• [Goal]: Extract each line of the data and write it out again exactly.

• [Data extract]:
----
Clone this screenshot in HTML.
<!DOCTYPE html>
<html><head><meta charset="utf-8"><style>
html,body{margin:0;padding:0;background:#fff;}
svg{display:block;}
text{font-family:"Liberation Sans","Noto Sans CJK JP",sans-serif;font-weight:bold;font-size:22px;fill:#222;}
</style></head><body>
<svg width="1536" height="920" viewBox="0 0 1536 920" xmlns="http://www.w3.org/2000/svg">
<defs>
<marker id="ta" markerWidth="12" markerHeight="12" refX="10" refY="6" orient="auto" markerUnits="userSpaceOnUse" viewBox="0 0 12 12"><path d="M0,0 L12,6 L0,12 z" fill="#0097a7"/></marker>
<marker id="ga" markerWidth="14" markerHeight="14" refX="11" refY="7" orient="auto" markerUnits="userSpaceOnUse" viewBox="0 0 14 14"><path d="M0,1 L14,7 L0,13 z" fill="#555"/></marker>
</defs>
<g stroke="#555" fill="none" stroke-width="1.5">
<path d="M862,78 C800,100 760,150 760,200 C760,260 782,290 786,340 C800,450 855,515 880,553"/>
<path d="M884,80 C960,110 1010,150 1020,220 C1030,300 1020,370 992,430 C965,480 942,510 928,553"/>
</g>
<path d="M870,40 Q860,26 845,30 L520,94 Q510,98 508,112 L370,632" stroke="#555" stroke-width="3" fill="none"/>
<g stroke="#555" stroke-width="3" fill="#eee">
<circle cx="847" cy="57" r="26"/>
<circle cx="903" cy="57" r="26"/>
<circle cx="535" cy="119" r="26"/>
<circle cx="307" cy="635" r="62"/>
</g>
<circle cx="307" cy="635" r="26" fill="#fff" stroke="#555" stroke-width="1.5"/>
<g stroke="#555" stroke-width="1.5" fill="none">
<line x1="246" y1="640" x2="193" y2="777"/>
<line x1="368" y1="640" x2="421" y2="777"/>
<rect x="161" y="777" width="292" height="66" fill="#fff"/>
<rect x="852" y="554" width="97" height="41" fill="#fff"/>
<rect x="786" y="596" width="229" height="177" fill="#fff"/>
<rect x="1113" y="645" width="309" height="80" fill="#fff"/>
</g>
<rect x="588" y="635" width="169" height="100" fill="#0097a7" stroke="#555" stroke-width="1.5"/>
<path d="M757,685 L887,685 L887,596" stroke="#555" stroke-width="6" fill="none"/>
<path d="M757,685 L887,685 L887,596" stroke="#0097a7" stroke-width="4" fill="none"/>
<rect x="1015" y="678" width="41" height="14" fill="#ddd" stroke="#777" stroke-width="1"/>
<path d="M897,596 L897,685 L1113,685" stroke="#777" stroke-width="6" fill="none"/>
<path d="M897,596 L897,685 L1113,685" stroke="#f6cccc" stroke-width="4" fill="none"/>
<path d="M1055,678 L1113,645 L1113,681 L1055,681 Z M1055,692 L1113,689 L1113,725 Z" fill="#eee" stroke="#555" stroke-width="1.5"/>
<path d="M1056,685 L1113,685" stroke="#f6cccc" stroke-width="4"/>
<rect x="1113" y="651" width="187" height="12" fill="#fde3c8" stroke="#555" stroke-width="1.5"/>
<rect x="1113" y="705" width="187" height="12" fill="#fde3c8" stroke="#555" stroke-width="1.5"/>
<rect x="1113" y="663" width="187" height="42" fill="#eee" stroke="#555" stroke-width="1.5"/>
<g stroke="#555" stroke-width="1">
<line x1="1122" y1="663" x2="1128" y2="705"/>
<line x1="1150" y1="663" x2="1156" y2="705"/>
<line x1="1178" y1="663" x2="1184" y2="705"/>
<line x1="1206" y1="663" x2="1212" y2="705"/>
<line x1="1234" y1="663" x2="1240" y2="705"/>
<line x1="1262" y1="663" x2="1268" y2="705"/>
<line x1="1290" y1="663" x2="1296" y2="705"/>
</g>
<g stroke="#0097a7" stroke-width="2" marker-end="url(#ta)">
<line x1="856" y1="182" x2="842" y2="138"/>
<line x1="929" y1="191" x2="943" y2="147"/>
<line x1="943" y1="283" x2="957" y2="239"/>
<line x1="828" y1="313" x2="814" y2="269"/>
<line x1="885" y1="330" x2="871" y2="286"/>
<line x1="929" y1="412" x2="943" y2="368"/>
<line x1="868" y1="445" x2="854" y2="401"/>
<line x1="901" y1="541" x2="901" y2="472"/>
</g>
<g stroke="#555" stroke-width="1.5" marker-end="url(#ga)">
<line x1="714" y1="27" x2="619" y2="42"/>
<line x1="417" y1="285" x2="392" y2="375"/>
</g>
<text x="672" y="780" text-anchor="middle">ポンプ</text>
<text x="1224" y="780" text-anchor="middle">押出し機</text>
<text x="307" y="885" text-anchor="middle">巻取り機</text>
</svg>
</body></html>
----
• [Answer]:
Clone this screenshot in HTML.
<!DOCTYPE html>
<html><head><meta charset="utf-8"><style>
html,body{margin:0;padding:0;background:#fff;}
svg{display:block;}
text{font-family:"Liberation Sans","Noto Sans CJK JP",sans-serif;font-weight:bold;font-size:22px;fill:#222;}
</style></head><body>
<svg width="1536" height="920" viewBox="0 0 1536 920" xmlns="http://www.w3.org/2000/svg">
<defs>
<marker id="ta" markerWidth="12" markerHeight="12" refX="10" refY="6" orient="auto" markerUnits="userSpaceOnUse" viewBox="0 0 12 12"><path d="M0,0 L12,6 L0,12 z" fill="#0097a7"/></marker>
<marker id="ga" markerWidth="14" markerHeight="14" refX="11" refY="7" orient="auto" markerUnits="userSpaceOnUse" viewBox="0 0 14 14"><path d="M0,1 L14,7 L0,13 z" fill="#555"/></marker>
</defs>
<g stroke="#555" fill="none" stroke-width="1.5">
<path d="M862,78 C800,100 760,150 760,200 C760,260 782,290 786,340 C800,450 855,515 880,553"/>
<path d="M884,80 C960,110 1010,150 1020,220 C1030,300 1020,370 992,430 C965,480 942,510 928,553"/>
</g>
<path d="M870,40 Q860,26 845,30 L520,94 Q510,98 508,112 L370,632" stroke="#555" stroke-width="3" fill="none"/>
<g stroke="#555" stroke-width="3" fill="#eee">
<circle cx="847" cy="57" r="26"/>
<circle cx="903" cy="57" r="26"/>
<circle cx="535" cy="119" r="26"/>
<circle cx="307" cy="635" r="62"/>
</g>
<circle cx="307" cy="635" r="26" fill="#fff" stroke="#555" stroke-width="1.5"/>
<g stroke="#555" stroke-width="1.5" fill="none">
<line x1="246" y1="640" x2="193" y2="777"/>
<line x1="368" y1="640" x2="421" y2="777"/>
<rect x="161" y="777" width="292" height="66" fill="#fff"/>
<rect x="852" y="554" width="97" height="41" fill="#fff"/>
<rect x="786" y="596" width="229" height="177" fill="#fff"/>
<rect x="1113" y="645" width="309" height="80" fill="#fff"/>
</g>
<rect x="588" y="635" width="169" height="100" fill="#0097a7" stroke="#555" stroke-width="1.5"/>
<path d="M757,685 L887,685 L887,596" stroke="#555" stroke-width="6" fill="none"/>
<path d="M757,685 L887,685 L887,596" stroke="#0097a7" stroke-width="4" fill="none"/>
<rect x="1015" y="678" width="41" height="14" fill="#ddd" stroke="#777" stroke-width="1"/>
<path d="M897,596 L897,685 L1113,685" stroke="#777" stroke-width="6" fill="none"/>
<path d="M897,596 L897,685 L1113,685" stroke="#f6cccc" stroke-width="4" fill="none"/>
<path d="M1055,678 L1113,645 L1113,681 L1055,681 Z M1055,692 L1113,689 L1113,725 Z" fill="#eee" stroke="#555" stroke-width="1.5"/>
<path d="M1056,685 L1113,685" stroke="#f6cccc" stroke-width="4"/>
<rect x="1113" y="651" width="187" height="12" fill="#fde3c8" stroke="#555" stroke-width="1.5"/>
<rect x="1113" y="705" width="187" height="12" fill="#fde3c8" stroke="#555" stroke-width="1.5"/>
<rect x="1113" y="663" width="187" height="42" fill="#eee" stroke="#555" stroke-width="1.5"/>
<g stroke="#555" stroke-width="1">
<line x1="1122" y1="663" x2="1128" y2="705"/>
<line x1="1150" y1="663" x2="1156" y2="705"/>
<line x1="1178" y1="663" x2="1184" y2="705"/>
<line x1="1206" y1="663" x2="1212" y2="705"/>
<line x1="1234" y1="663" x2="1240" y2="705"/>
<line x1="1262" y1="663" x2="1268" y2="705"/>
<line x1="1290" y1="663" x2="1296" y2="705"/>
</g>
<g stroke="#0097a7" stroke-width="2" marker-end="url(#ta)">
<line x1="856" y1="182" x2="842" y2="138"/>
<line x1="929" y1="191" x2="943" y2="147"/>
<line x1="943" y1="283" x2="957" y2="239"/>
<line x1="828" y1="313" x2="814" y2="269"/>
<line x1="885" y1="330" x2="871" y2="286"/>
<line x1="929" y1="412" x2="943" y2="368"/>
<line x1="868" y1="445" x2="854" y2="401"/>
<line x1="901" y1="541" x2="901" y2="472"/>
</g>
<g stroke="#555" stroke-width="1.5" marker-end="url(#ga)">
<line x1="714" y1="27" x2="619" y2="42"/>
<line x1="417" y1="285" x2="392" y2="375"/>
</g>
<text x="672" y="780" text-anchor="middle">ポンプ</text>
<text x="1224" y="780" text-anchor="middle">押出し機</text>
<text x="307" y="885" text-anchor="middle">巻取り機</text>
</svg>
</body></html>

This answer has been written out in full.